Mon père disait souvent: “un moment de honte est vite passé”. La honte est un sentiment bizarre. On dit souvent: "j'ai honte" ou: "tu nous fais honte", mais aussi: "ça fait honte à voir" et plus récemment dans la bouche des jeunes: "c'est la honte".

La honte, c'est aussi ce que les titres des journaux montrent dans des images "chocs" de bidonvilles, de décharges publiques ou de clochards—mais, uniquement lorsqu'elles sont prisent dans nos régions. Ailleurs, sa passe mais à Genève, c'est la honte.

La honte, pour qui d'ailleurs ? Pourquoi, on s'imagine les pauvres, les ordures,etc? Mais, qui a honte au juste? Le journaliste qui écrit l'article ? Sûrement pas. L'éditorialiste ou l'actionnaire du magazine? Evidemment, non. Mais, qui alors ? Nous autres lecteurs ?

La honte est en sentiment qu'on éprouve par apport aux autres. Pas de témoin, pas de honte. Un jour, j'ai été malade. Une dysenterie carabinée. J'allais prendre mon métro aux halles lorsque j'ai senti un liquide chaud me couler entre les jambes. J'ai regagné mon appartement en rasant les murs. Mon honneur était sauf, car personne ne m'a vu. Mais la simple évocation de ce qui m'arriva, ce jour là, suffit encore à me faire trembler.

Et si quelqu'un m'avait vu ? Avait-il remarqué quelque chose?

Nous éprouvons de la honte dans différentes temporalités : passé, présent et futur.

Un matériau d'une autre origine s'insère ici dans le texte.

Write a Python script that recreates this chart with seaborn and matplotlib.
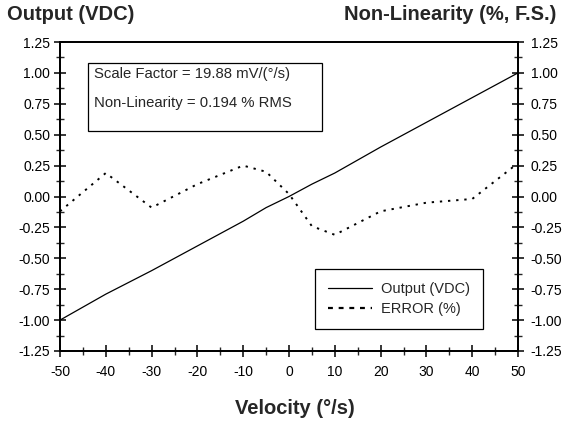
import matplotlib
matplotlib.use("Agg")
import matplotlib.pyplot as plt
import seaborn as sns
import pandas as pd
from matplotlib.ticker import MultipleLocator, FormatStrFormatter
from matplotlib.lines import Line2D
from matplotlib.patches import Rectangle

# -------- DATA --------
velocity = [-50, -40, -30, -20, -10, -5, 0, 5, 10, 20, 30, 40, 50]
output_vdc = [-1.00, -0.79, -0.60, -0.40, -0.20, -0.09, 0.00, 0.10, 0.19, 0.40, 0.60, 0.80, 1.00]
error_pct = [-0.12, 0.19, -0.09, 0.10, 0.25, 0.20, 0.02, -0.24, -0.31, -0.12, -0.05, -0.02, 0.27]

df = pd.DataFrame({"Velocity": velocity, "Output": output_vdc, "Error": error_pct})

# -------- PLOT --------
sns.set_style("white")
plt.rcParams["font.family"] = ["Liberation Sans", "DejaVu Sans"]
plt.rcParams["axes.unicode_minus"] = False

W, H = 562, 421
fig = plt.figure(figsize=(W / 100, H / 100), dpi=100)
# axes box in pixels: left 60, right 518, top 42, bottom 351
ax = fig.add_axes([60 / W, 1 - 351 / H, 458 / W, 309 / H])
ax2 = ax.twinx()

dot_style = (0, (1.2, 3.0))
sns.lineplot(data=df, x="Velocity", y="Output", ax=ax, color="black", linewidth=0.9, legend=False)
sns.lineplot(data=df, x="Velocity", y="Error", ax=ax2, color="black", linewidth=1.4,
             linestyle=dot_style, legend=False)

for a in (ax, ax2):
    a.set_xlim(-50, 50)
    a.set_ylim(-1.25, 1.25)
    a.yaxis.set_major_locator(MultipleLocator(0.25))
    a.yaxis.set_minor_locator(MultipleLocator(0.125))
    a.yaxis.set_major_formatter(FormatStrFormatter("%.2f"))
    a.set_xlabel("")
    a.set_ylabel("")
    for s in a.spines.values():
        s.set_linewidth(1.3)
        s.set_color("black")

ax.xaxis.set_major_locator(MultipleLocator(10))
ax.xaxis.set_minor_locator(MultipleLocator(5))
ax.tick_params(axis="both", which="major", direction="inout", length=8, width=1.1,
               labelsize=10, colors="black", left=True, bottom=True)
ax.tick_params(axis="both", which="minor", direction="inout", length=6, width=1.0,
               left=True, bottom=True)
ax.tick_params(axis="x", pad=6)
ax.tick_params(axis="y", pad=3)
ax2.tick_params(axis="y", which="major", direction="inout", length=8, width=1.1,
                labelsize=10, colors="black", right=True, pad=5)
ax2.tick_params(axis="y", which="minor", direction="inout", length=6, width=1.0, right=True)

# Axis titles
fig.text(7 / W, 1 - 14 / H, "Output (VDC)", fontsize=14.5, fontweight="bold",
         ha="left", va="center")
fig.text(556 / W, 1 - 14 / H, "Non-Linearity (%, F.S.)", fontsize=14.5, fontweight="bold",
         ha="right", va="center")
fig.text(295 / W, 1 - 408 / H, "Velocity (°/s)", fontsize=14.5, fontweight="bold",
         ha="center", va="center")

# Annotation box (pixels: x 88-322, y 63-131)
fig.patches.append(Rectangle((88 / W, 1 - 131 / H), 234 / W, 68 / H, transform=fig.transFigure,
                             facecolor="white", edgecolor="black", linewidth=0.9, zorder=5))
fig.text(94 / W, 1 - 74 / H, "Scale Factor = 19.88 mV/(°/s)", fontsize=10.7,
         ha="left", va="center", zorder=6)
fig.text(94 / W, 1 - 103 / H, "Non-Linearity = 0.194 % RMS", fontsize=10.7,
         ha="left", va="center", zorder=6)

# Legend
handles = [Line2D([], [], color="black", linewidth=0.9),
           Line2D([], [], color="black", linewidth=1.6, linestyle=(0, (2.2, 2.6)))]
leg = ax2.legend(handles, ["Output (VDC)", "ERROR (%)"], loc="lower right",
                 bbox_to_anchor=(0.9236, 0.071), borderaxespad=0,
                 fontsize=10.5, frameon=True, fancybox=False, edgecolor="black",
                 handlelength=3.0, handletextpad=0.6, labelspacing=0.4, borderpad=0.9)
leg.get_frame().set_linewidth(0.9)
leg.get_frame().set_alpha(1)

plt.savefig("out.png", dpi=100)
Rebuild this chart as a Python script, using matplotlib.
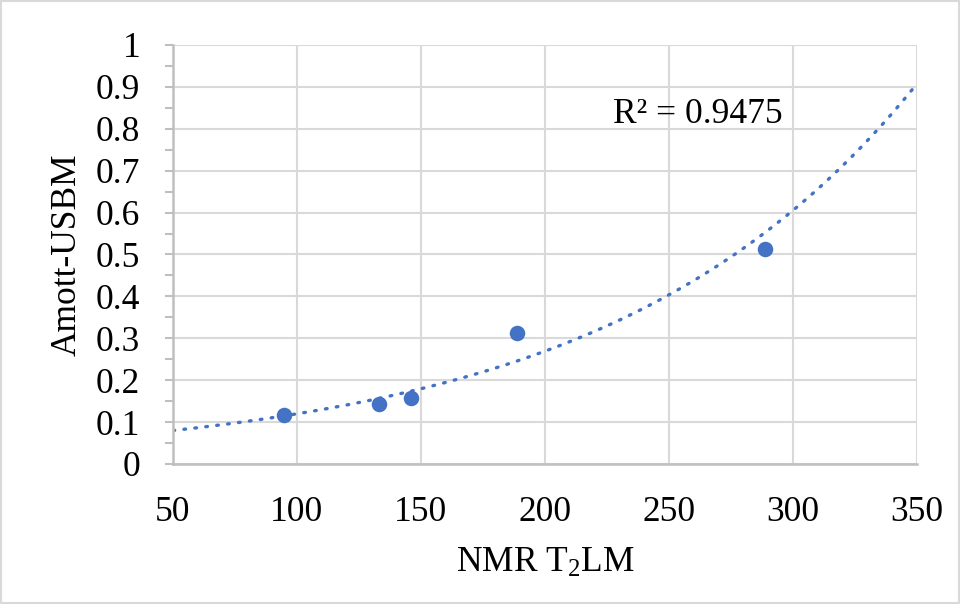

Vous vous êtes oublié un jour à l'école. Vou suppliez la  maîtresse de vous laisser allez au WC, mais elle refuse: "les besoins c'est pendant les récréations, pas avant ni après". Votre voisin de table signale à la classe entière la présence d'une flaque sous votre chaise. C'est le rire général. Le sentiment qui vous gagne, à ce moment, est le même que celui que vous éprouvez quarante ans plus tard en y repensant. Le sentiment est intact: la honte se conserve longtemps et bien mieux que l'amour.

Vous êtes au restaurant et vous vous disputez avec votre fiancée: elle vous gifle et vous traite d'enflure en quittant la table. Vous restez immobile n'osant pas affronter les regards des gens. La honte vous submerge.

Vous voyagez en train et vous vous laissez aller à vos pensées. Vous répétez le discours que vous aller prononcer ce soir. A ce moment précis, vous revient en mémoire le dernier discours que vous avez prononcé pour le départ de votre ancien chef: le long silence qui avait ponctué la fin de votre discours, les regards attérés de l'assistance vous glace encore le sang et la perspective du discours à venir démultiplie votre angoisse à l'infini.

La honte est le seul sentiment qui s'exprime simultanément en trois dimensions: passé/présent/futur.

Un noment de honte est vite passé, certes, mais il ne s'oublie jamais.